Former state Sen. Rod Smith is wasting no time reintroducing himself to voters in a Gainesville-based state Senate district.

At a time when most legislative candidates are busy stockpiling money for direct mail in August or later, Smith is already on network TV stations and his election isn't until November -- but there's almost no ad clutter in May.

A Democrat seeking a return to Tallahassee after a decade, he's airing a homespun 30-second TV spot that shows him sipping coffee at his farm in rural Alachua, talking about the virtues of hard work and responsibility and bashing Tallahassee politicians.

"They raise our taxes just to turn around and give tax handouts to corporations," Smith says in the spot. "That's not being responsible."

The spot, produced by the Murphy Vogel firm and paid for by the state Democratic Party, shows Smith in a work shirt and jeans and leaning against a wooden fence with a John Deere tractor in the background. (You'd swear he's running for commissioner of agriculture).

In a tumultuous election cycle in which at least six of 14 Democratic senators won't be back, the minority party will be losing plenty of institutional knowledge at the Capitol. But Smith, 66, a former Senate Democratic leader, is one of the party's best hopes of gaining ground in the Senate.

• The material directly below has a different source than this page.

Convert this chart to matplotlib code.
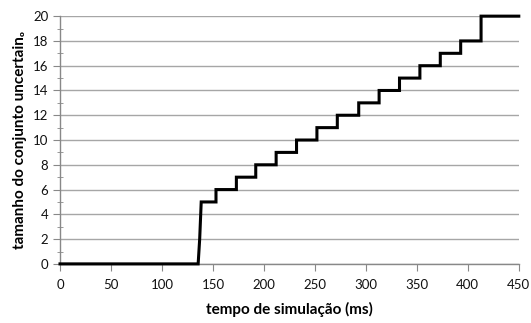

A political fixture for decades in the heart of Gator country, solidly Democratic Alachua County, he's running in the redrawn 8th District that includes all of Alachua and Putnam counties and the northern half of Marion. Smith's lone opponent is three-term Republican state Rep. W. Keith Perry, a Gainesville contractor. Smith leads Perry at fundraising, $238,000 to $160,000.

President Barack Obama carried the district narrowly in 2012 by 51 to 49 percent, and Democrat Alex Sink beat Republican Gov. Rick Scott by a 52-48 margin in the district in 2010. Democrats held a 15-point advantage over Republicans in voter registration in 2010 in the district.

Smith is a former Gainesville-area state attorney who left the Senate in 2006 to run for governor, but he lost the Democratic nomination to then-U.S. Rep. Jim Davis of Tampa.

And speaking of TV ads, the Smith of today speaks much more slowly and clearly than he did back in '06, when his "helicopter" spot of a windblown Smith shouting over the whirr of a chopper at a landing strip in Fort Lauderdale, instantly became the stuff of Florida political legend.